Spectral Mackey Functors and Equivariant Stable Homotopy

This article explores the relationship between spectral Mackey functors and equivariant stable homotopy theory. It explains how these functors act as a powerful tool to organize mathematical symmetries. Readers will learn the basic definitions, the shift from algebra to topology, and why this generalization matters for modern research.

Understanding Equivariant Stable Homotopy Theory

To understand the generalization, one must first look at the foundation. Equivariant stable homotopy theory is a branch of mathematics that studies shapes and spaces that have symmetry. In this context, a group acts on a space, meaning the space looks the same after certain transformations. Stable homotopy theory focuses on properties that remain unchanged even when the space is stretched or suspended. When combining these ideas, mathematicians aim to classify these symmetric spaces using algebraic tools. However, traditional methods often struggle to capture all the intricate data involved in these symmetries.

What Are Mackey Functors?

Before reaching the spectral version, it is helpful to understand classical Mackey functors. These are algebraic structures used to keep track of data across different subgroups of a symmetry group. A Mackey functor manages two main operations. The first is restriction, which looks at how data behaves when moving from a large group to a smaller subgroup. The second is induction, which builds data for a larger group based on a smaller one. In classical theory, these functors organize algebraic information like groups or rings. They provide a bookkeeping system for symmetry but are limited to static algebraic values.

The Move to Spectral Mackey Functors

The concept of a spectral Mackey functor generalizes this framework by lifting it into the world of spectra. In topology, a spectrum is an object that represents stable homotopy types, which are more complex than simple algebraic groups. By defining Mackey functors where the values are spectra instead of just groups, mathematicians create a richer structure. This shift allows the functor to capture higher-dimensional information and coherence data that classical functors miss. Essentially, it upgrades the bookkeeping system from simple numbers to complex topological objects.

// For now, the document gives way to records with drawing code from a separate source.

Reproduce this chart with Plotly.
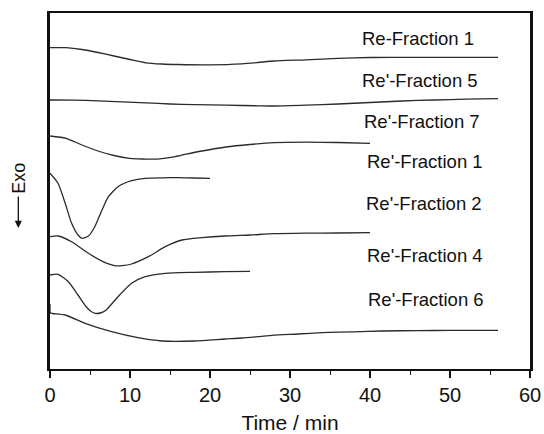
import plotly.graph_objects as go

# ---- data (time in min, signal in arbitrary units, offset curves) ----
names = ["Re-Fraction 1", "Re'-Fraction 5", "Re'-Fraction 7", "Re'-Fraction 1",
         "Re'-Fraction 2", "Re'-Fraction 4", "Re'-Fraction 6"]

t1 = [0, 2, 4, 6, 8, 10, 12, 14, 16, 20, 24, 26, 28, 32, 36, 40, 45, 50, 56]
y1 = [321.3, 321.3, 319.5, 316.5, 313.0, 309.5, 306.2, 305.0, 304.5, 304.2, 305.2,
      306.5, 308.0, 309.2, 310.7, 311.5, 311.7, 311.7, 311.7]

t2 = [0, 3, 6, 9, 12, 15, 18, 22, 26, 28, 32, 36, 40, 44, 48, 52, 56]
y2 = [269.0, 268.8, 268.2, 267.2, 266.2, 265.0, 264.4, 263.8, 263.2, 263.0, 263.8,
      265.0, 266.5, 268.0, 269.0, 269.8, 270.3]

t3 = [0, 2, 4, 6, 8, 10, 11.5, 12.8, 14, 15.5, 17, 19, 22, 25, 28, 32, 36, 40]
y3 = [233.0, 230.7, 224.0, 218.0, 213.5, 210.7, 210.0, 209.8, 210.4, 212.2, 214.8,
      218.0, 222.0, 224.5, 226.3, 226.8, 226.5, 225.7]

t4 = [0, 1, 1.9, 2.7, 3.5, 4.0, 4.8, 5.6, 6.5, 7.3, 8.5, 10.2, 11.9, 14, 16, 18, 20]
y4 = [195.7, 185.7, 165.7, 145.7, 134.0, 130.7, 133.0, 142.3, 159.0, 172.3, 182.3,
      188.3, 190.7, 191.2, 191.3, 191.0, 190.7]

t5 = [0, 1, 2.7, 4.8, 6.5, 7.4, 8.2, 9.0, 10.2, 12.3, 14.4, 16.5, 19, 21.9, 25, 28, 32, 36, 40]
y5 = [132.3, 133.0, 127.3, 115.7, 107.8, 104.8, 103.2, 103.3, 105.0, 112.3, 122.3, 129.0,
      131.3, 133.0, 134.0, 135.3, 135.8, 136.0, 136.3]

t6 = [0, 1, 2.3, 3.5, 4.5, 5.1, 5.7, 6.3, 7.0, 8.5, 10.2, 11.9, 14.4, 18, 21.9, 25]
y6 = [94.0, 94.7, 87.3, 74.0, 62.5, 57.8, 55.6, 56.0, 58.8, 72.3, 85.7, 92.3, 95.7,
      96.7, 97.3, 97.7]

t7 = [0, 0.05, 0.3, 1.9, 4.4, 7.7, 11, 14, 18.1, 21.9, 24, 27.75, 31, 34, 38, 41.5, 46, 50, 56]
y7 = [65.0, 56.0, 55.5, 54.0, 45.7, 37.3, 31.3, 28.0, 28.0, 30.0, 31.0, 33.7, 35.0, 36.3,
      37.2, 38.0, 38.4, 38.6, 38.7]

times = [t1, t2, t3, t4, t5, t6, t7]
signals = [y1, y2, y3, y4, y5, y6, y7]

# label anchor positions (layout)
label_x = [38.8, 38.8, 39.0, 39.4, 39.2, 39.4, 39.55]
label_y = [330.7, 289.0, 247.3, 207.3, 165.7, 113.7, 69.5]

x_ticks = [0, 10, 20, 30, 40, 50, 60]

fig = go.Figure()
for t, y, n in zip(times, signals, names):
    fig.add_trace(go.Scatter(x=t, y=y, mode="lines", name=n,
                             line=dict(color="#2b2b2b", width=1.3, shape="spline", smoothing=0.6),
                             showlegend=False, hoverinfo="skip"))

annotations = []
for n, lx, ly in zip(names, label_x, label_y):
    annotations.append(dict(x=lx, y=ly, xref="x", yref="y", text=n, showarrow=False,
                            xanchor="left", yanchor="middle",
                            font=dict(family="Liberation Sans, Arial", size=18.5, color="#111")))

# y-axis label "Exo" with downward arrow
annotations.append(dict(x=-0.066, y=0.535, xref="paper", yref="paper", text="Exo",
                        showarrow=False, textangle=-90, xanchor="center", yanchor="middle",
                        font=dict(family="Liberation Sans, Arial", size=18, color="#111")))
annotations.append(dict(x=-0.066, y=0.396, xref="paper", yref="paper", text="",
                        showarrow=True, ax=0, ay=-33, arrowhead=2, arrowsize=1.1,
                        arrowwidth=1.3, arrowcolor="#111"))

fig.update_layout(
    width=544, height=434,
    margin=dict(l=50, r=14, t=13, b=65, autoexpand=False),
    paper_bgcolor="white", plot_bgcolor="white",
    annotations=annotations,
    xaxis=dict(range=[0, 60], tickvals=x_ticks, ticktext=[str(v) for v in x_ticks],
               ticks="outside", ticklen=7, tickwidth=1.5, tickcolor="#111",
               minor=dict(dtick=5, ticks="outside", ticklen=4, tickwidth=1.2, tickcolor="#111"),
               showline=True, linewidth=2, linecolor="#111", mirror=True,
               showgrid=False, zeroline=False, automargin=False,
               tickfont=dict(family="Liberation Sans, Arial", size=20, color="#111"),
               title=dict(text="Time / min", standoff=11,
                          font=dict(family="Liberation Sans, Arial", size=21, color="#111"))),
    yaxis=dict(range=[0, 356], showticklabels=False, ticks="",
               showline=True, linewidth=2.5, linecolor="#111", mirror=True,
               showgrid=False, zeroline=False, automargin=False),
)

fig.write_html("out.html", config={"displayModeBar": False},
               post_script="document.body.style.margin='0';document.body.style.overflow='hidden';")
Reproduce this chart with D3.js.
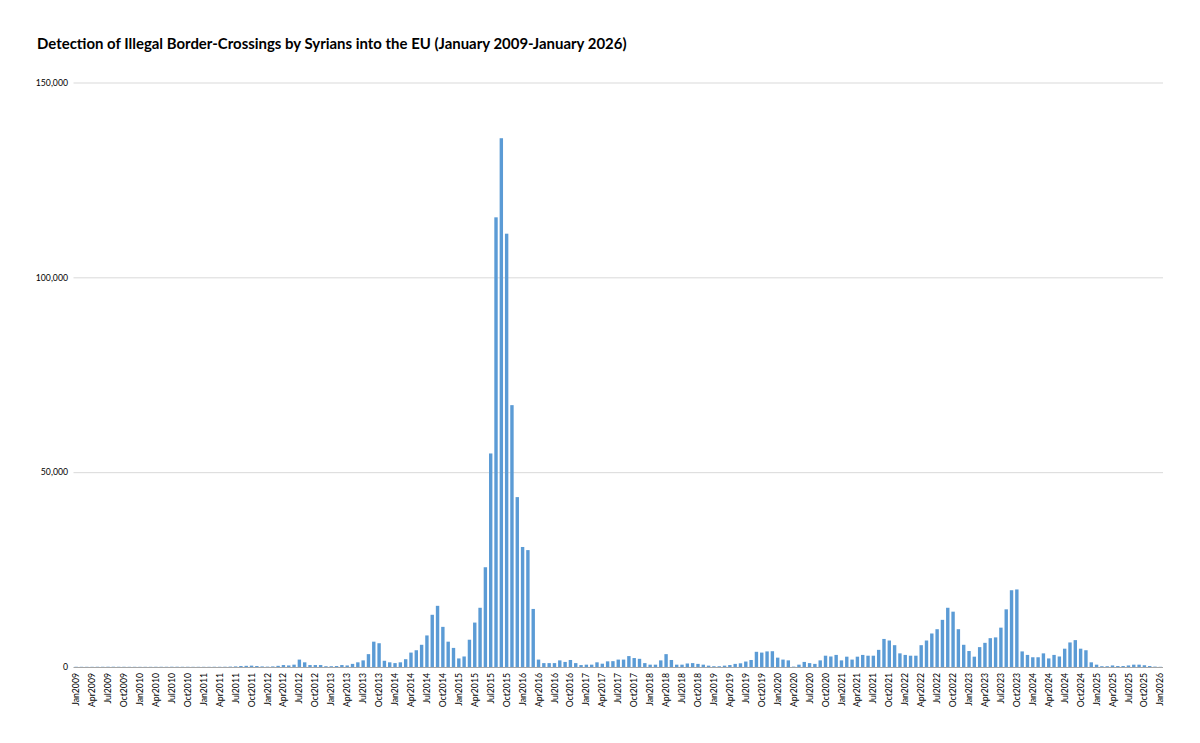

How the Generalization Works

The generalization occurs because spectral Mackey functors encode the full homotopy type of equivariant spectra. In the past, equivariant stable homotopy theory relied on models that were sometimes rigid or difficult to compare. Spectral Mackey functors provide a flexible language that describes these theories using the logic of higher category theory. This means they handle the relationships between restrictions and inductions in a way that respects the continuous nature of topology. They unify various previous approaches into a single coherent framework. This allows researchers to translate problems in topology into problems about functors, which can be easier to manipulate and solve.

Why This Matters for Mathematics

This generalization is significant because it opens new pathways for computation and proof. By using spectral Mackey functors, mathematicians can derive results about symmetric spaces that were previously out of reach. It clarifies the structure of the equivariant stable homotopy category. Furthermore, it connects different areas of mathematics, such as algebraic K-theory and topological modular forms. The ability to treat equivariant spectra as functors simplifies many complex arguments. Ultimately, this concept provides a deeper understanding of how symmetry operates within the stable world of topology.